— start of Data in this exercise —

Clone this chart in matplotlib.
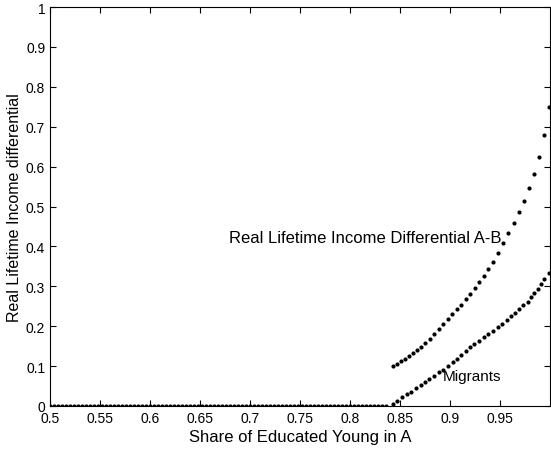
import matplotlib
matplotlib.use("Agg")
import matplotlib.pyplot as plt

# flat part: both curves sit at zero before migration starts
x_flat = [
    0.500, 0.504, 0.508, 0.512, 0.516, 0.520, 0.524, 0.528, 0.532, 0.536,
    0.540, 0.544, 0.548, 0.552, 0.556, 0.560, 0.564, 0.568, 0.572, 0.576,
    0.580, 0.584, 0.588, 0.592, 0.596, 0.600, 0.604, 0.608, 0.612, 0.616,
    0.620, 0.624, 0.628, 0.632, 0.636, 0.640, 0.644, 0.648, 0.652, 0.656,
    0.660, 0.664, 0.668, 0.672, 0.676, 0.680, 0.684, 0.688, 0.692, 0.696,
    0.700, 0.704, 0.708, 0.712, 0.716, 0.720, 0.724, 0.728, 0.732, 0.736,
    0.740, 0.744, 0.748, 0.752, 0.756, 0.760, 0.764, 0.768, 0.772, 0.776,
    0.780, 0.784, 0.788, 0.792, 0.796, 0.800, 0.804, 0.808, 0.812, 0.816,
    0.820, 0.824, 0.828, 0.832, 0.836,
]
y_flat = [0.0] * len(x_flat)

# income differential A-B
x_diff = [
    0.843, 0.847, 0.851, 0.855, 0.859, 0.863, 0.867, 0.871, 0.875, 0.8795,
    0.884, 0.8885, 0.893, 0.8975, 0.902, 0.9065, 0.911, 0.9155, 0.920, 0.9245,
    0.929, 0.9335, 0.938, 0.943, 0.948, 0.953, 0.958, 0.9635, 0.9685, 0.9735,
    0.979, 0.9837, 0.9885, 0.994, 0.999,
]
y_diff = [
    0.100, 0.106, 0.112, 0.119, 0.126, 0.133, 0.141, 0.149, 0.158, 0.168,
    0.180, 0.192, 0.205, 0.218, 0.230, 0.242, 0.254, 0.267, 0.281, 0.296,
    0.311, 0.326, 0.343, 0.362, 0.384, 0.408, 0.433, 0.459, 0.486, 0.514,
    0.546, 0.582, 0.625, 0.679, 0.750,
]

# migrants
x_migr = [
    0.843, 0.847, 0.852, 0.857, 0.861, 0.866, 0.871, 0.875, 0.879, 0.884,
    0.889, 0.893, 0.898, 0.903, 0.907, 0.911, 0.916, 0.920, 0.924, 0.929,
    0.934, 0.938, 0.943, 0.948, 0.952, 0.957, 0.961, 0.965, 0.969, 0.973,
    0.978, 0.981, 0.984, 0.988, 0.991, 0.994, 0.999,
]
y_migr = [
    0.005, 0.013, 0.022, 0.029, 0.036, 0.044, 0.053, 0.059, 0.068, 0.076,
    0.084, 0.091, 0.099, 0.110, 0.118, 0.128, 0.139, 0.147, 0.155, 0.164,
    0.172, 0.180, 0.189, 0.197, 0.206, 0.216, 0.226, 0.233, 0.243, 0.253,
    0.261, 0.272, 0.283, 0.294, 0.305, 0.318, 0.334,
]

x_ticks = [0.5, 0.55, 0.6, 0.65, 0.7, 0.75, 0.8, 0.85, 0.9, 0.95]
x_ticklabels = ["0.5", "0.55", "0.6", "0.65", "0.7", "0.75", "0.8", "0.85", "0.9", "0.95"]
y_ticks = [0, 0.1, 0.2, 0.3, 0.4, 0.5, 0.6, 0.7, 0.8, 0.9, 1]
y_ticklabels = ["0", "0.1", "0.2", "0.3", "0.4", "0.5", "0.6", "0.7", "0.8", "0.9", "1"]

plt.rcParams["font.family"] = ["Liberation Sans", "DejaVu Sans"]
plt.rcParams["font.size"] = 10

fig = plt.figure(figsize=(5.51, 4.52), dpi=100)
ax = fig.add_axes([50 / 551, 45 / 452, 500 / 551, 399 / 452])

dot = dict(linestyle="none", marker="o", markersize=3.0, color="black", markeredgewidth=0)
ax.plot(x_flat, y_flat, **dot)
ax.plot(x_diff, y_diff, **dot)
ax.plot(x_migr, y_migr, **dot)

ax.text(0.679, 0.423, "Real Lifetime Income Differential A-B", va="center", ha="left", fontsize=12)
ax.text(0.893, 0.075, "Migrants", va="center", ha="left", fontsize=11)

ax.set_xlim(0.5, 1.0)
ax.set_ylim(0, 1)
ax.set_xticks(x_ticks, x_ticklabels)
ax.set_yticks(y_ticks, y_ticklabels)
ax.tick_params(direction="in", top=True, right=True, length=4, width=0.8, pad=3.5, labelsize=10)
for s in ax.spines.values():
    s.set_linewidth(0.8)

ax.set_xlabel("Share of Educated Young in A", fontsize=12, labelpad=3)
ax.set_ylabel("Real Lifetime Income differential", fontsize=11.5, labelpad=3)

fig.savefig("out.png", dpi=100)
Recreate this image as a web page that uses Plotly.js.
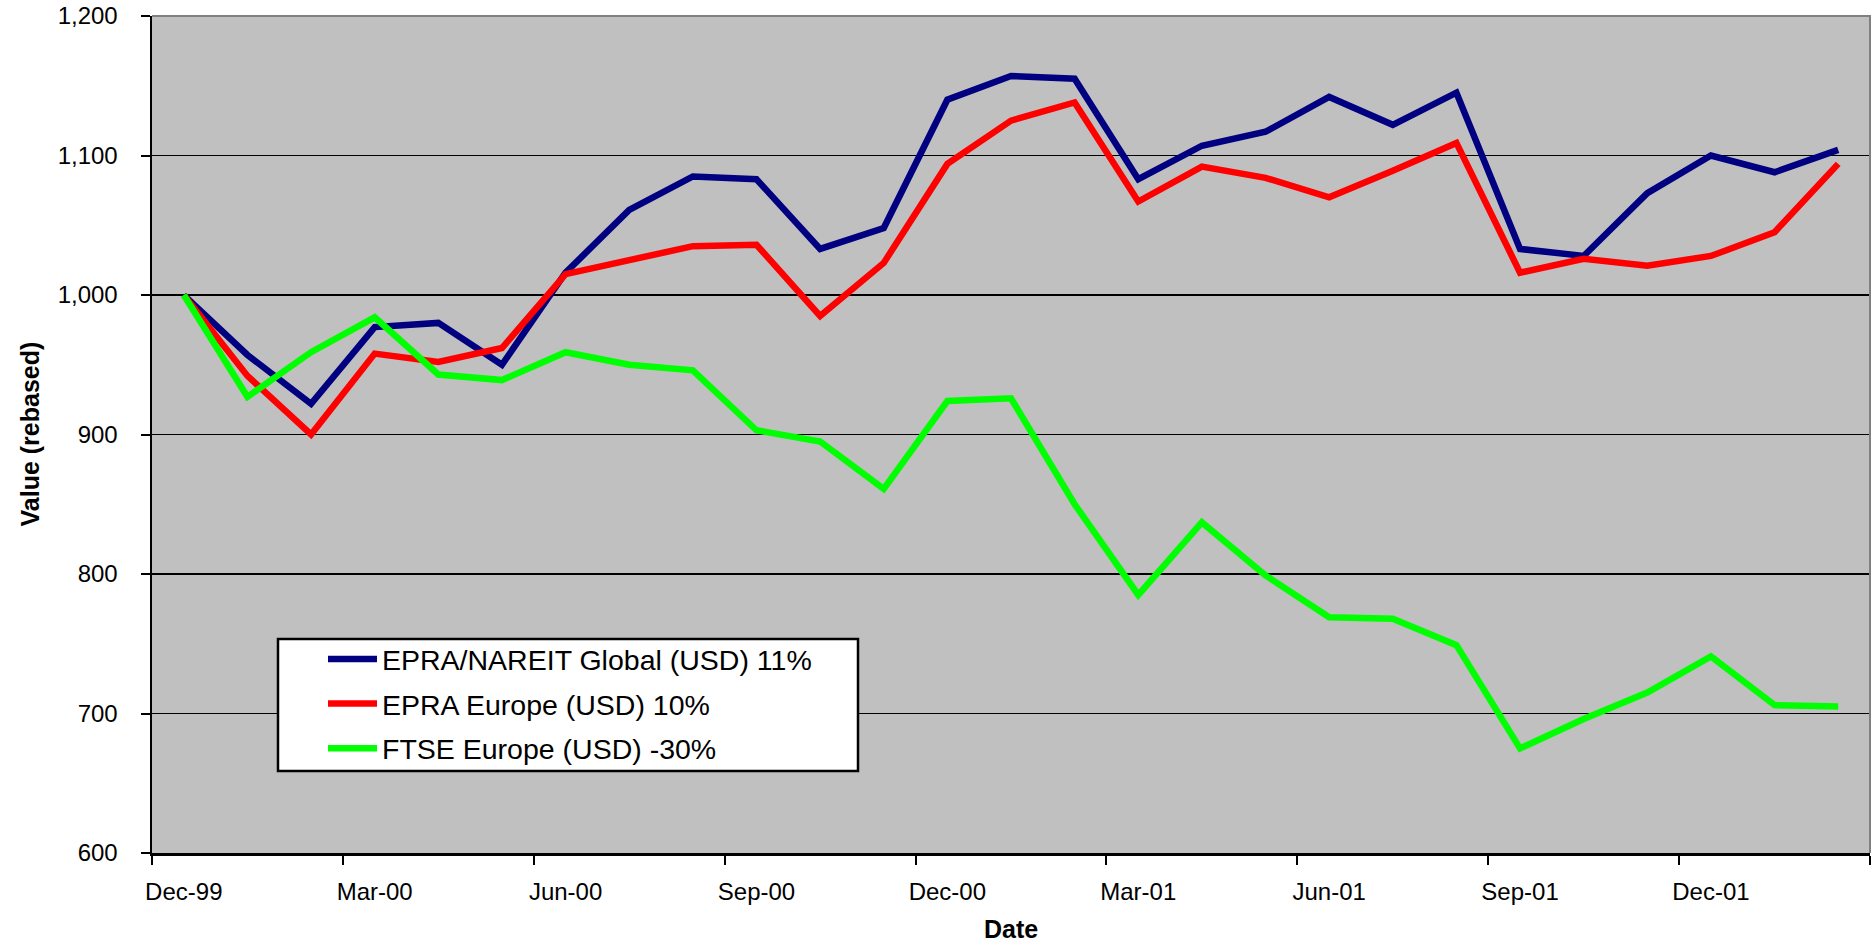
<!DOCTYPE html>
<html>
<head>
<meta charset="utf-8">
<script src="https://cdn.plot.ly/plotly-3.0.1.min.js"></script>
<style>
html,body{margin:0;padding:0;background:#fff;}
#chart{width:1872px;height:945px;}
</style>
</head>
<body>
<div id="chart"></div>
<script>
// ---- data ----
const months = ["Dec-99","Jan-00","Feb-00","Mar-00","Apr-00","May-00","Jun-00","Jul-00","Aug-00",
  "Sep-00","Oct-00","Nov-00","Dec-00","Jan-01","Feb-01","Mar-01","Apr-01","May-01","Jun-01",
  "Jul-01","Aug-01","Sep-01","Oct-01","Nov-01","Dec-01","Jan-02","Feb-02"];

const globalUSD = [1000,957,922,977,980,950,1016,1061,1085,1083,1033,1048,1140,1157,1155,
  1083,1107,1117,1142,1122,1145,1033,1028,1073,1100,1088,1104];

const europeUSD = [1000,942,900,958,952,962,1015,1025,1035,1036,985,1023,1094,1125,1138,
  1067,1092,1084,1070,1089,1109,1016,1026,1021,1028,1045,1094];

const ftseUSD = [1000,927,959,984,943,939,959,950,946,903,895,861,924,926,850,
  785,837,799,769,768,749,675,696,715,741,706,705];

const seriesNames = ["EPRA/NAREIT Global (USD) 11%","EPRA Europe (USD) 10%","FTSE Europe (USD) -30%"];
const seriesColors = ["#000080","#FF0000","#00FF00"];
const yTickVals = [600,700,800,900,1000,1100,1200];

const FONT = "Liberation Sans, Arial, sans-serif";

// plot-area geometry in page pixels (for paper-coordinate conversions)
const PL = 152, PR = 1870, PT = 16, PB = 853;
const px2x = p => (p - PL) / (PR - PL);
const px2y = p => (PB - p) / (PB - PT);

const seriesValues = [globalUSD, europeUSD, ftseUSD];
const traces = seriesValues.map((vals, i) => ({
  type: "scatter",
  mode: "lines",
  x: months,
  y: vals,
  name: seriesNames[i],
  legendgroup: "g" + i,
  line: {color: seriesColors[i], width: 6.5, shape: "linear"},
  hoverinfo: "x+y+name"
}));

const layout = {
  width: 1872,
  height: 945,
  margin: {l: PL, r: 1872 - PR, t: PT, b: 945 - PB, pad: 0},
  paper_bgcolor: "#ffffff",
  plot_bgcolor: "#C0C0C0",
  font: {family: FONT, size: 24, color: "#000"},
  showlegend: true,
  legend: {
    x: px2x(323), y: px2y(634), xanchor: "left", yanchor: "top",
    bgcolor: "rgba(0,0,0,0)", borderwidth: 0,
    font: {family: FONT, size: 28.5, color: "#000"},
    tracegroupgap: 4.5,
    itemwidth: 49
  },
  xaxis: {
    type: "category",
    range: [-0.5, 26.5],
    tickmode: "linear", tick0: 0, dtick: 3,
    tickson: "boundaries",
    tickangle: 0,
    ticks: "outside", ticklen: 9, tickwidth: 2, tickcolor: "#000",
    showline: true, linecolor: "#000", linewidth: 2.5,
    showgrid: false, zeroline: false,
    tickfont: {family: FONT, size: 24, color: "#000"},
    ticklabelstandoff: 16,
    fixedrange: true
  },
  yaxis: {
    range: [600, 1200],
    tickmode: "array", tickvals: yTickVals,
    tickformat: ",d",
    ticks: "outside", ticklen: 9, tickwidth: 2, tickcolor: "#000",
    showline: true, linecolor: "#000", linewidth: 2.5,
    showgrid: true, gridcolor: "#000", gridwidth: 1.5,
    zeroline: false,
    tickfont: {family: FONT, size: 24, color: "#000"},
    ticklabelstandoff: 18,
    fixedrange: true
  },
  shapes: [
    {
      type: "path", xref: "paper", yref: "paper",
      path: "M 0,1 L 1,1 L 1,0",
      line: {color: "#808080", width: 2},
      layer: "above"
    },
    {
      // legend frame
      type: "rect", xref: "paper", yref: "paper",
      x0: px2x(278), x1: px2x(858), y0: px2y(771), y1: px2y(639),
      fillcolor: "#ffffff", line: {color: "#000", width: 2.5},
      layer: "above"
    }
  ],
  annotations: [
    {text: "<b>Value (rebased)</b>", textangle: -90, xref: "paper", yref: "paper",
     x: px2x(29), y: 0.5, xanchor: "center", yanchor: "middle",
     showarrow: false, font: {family: FONT, size: 25, color: "#000"}},
    {text: "<b>Date</b>", xref: "paper", yref: "paper",
     x: 0.5, y: px2y(929), xanchor: "center", yanchor: "middle",
     showarrow: false, font: {family: FONT, size: 25, color: "#000"}}
  ]
};

Plotly.newPlot("chart", traces, layout, {displayModeBar: false, staticPlot: true});
</script>
</body>
</html>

— end of Data in this exercise —

*Exercise aim*
Taking the material above, give again exactly the lines from the one holding "Recreate this image" through the one holding "1067,1092,1084,1070,1089,1109,1016,1026,1021,1028,1045,1094];", with both ends and without pictures.

*Response for this exercise*
Recreate this image as a web page that uses Plotly.js.
<!DOCTYPE html>
<html>
<head>
<meta charset="utf-8">
<script src="https://cdn.plot.ly/plotly-3.0.1.min.js"></script>
<style>
html,body{margin:0;padding:0;background:#fff;}
#chart{width:1872px;height:945px;}
</style>
</head>
<body>
<div id="chart"></div>
<script>
// ---- data ----
const months = ["Dec-99","Jan-00","Feb-00","Mar-00","Apr-00","May-00","Jun-00","Jul-00","Aug-00",
  "Sep-00","Oct-00","Nov-00","Dec-00","Jan-01","Feb-01","Mar-01","Apr-01","May-01","Jun-01",
  "Jul-01","Aug-01","Sep-01","Oct-01","Nov-01","Dec-01","Jan-02","Feb-02"];

const globalUSD = [1000,957,922,977,980,950,1016,1061,1085,1083,1033,1048,1140,1157,1155,
  1083,1107,1117,1142,1122,1145,1033,1028,1073,1100,1088,1104];

const europeUSD = [1000,942,900,958,952,962,1015,1025,1035,1036,985,1023,1094,1125,1138,
  1067,1092,1084,1070,1089,1109,1016,1026,1021,1028,1045,1094];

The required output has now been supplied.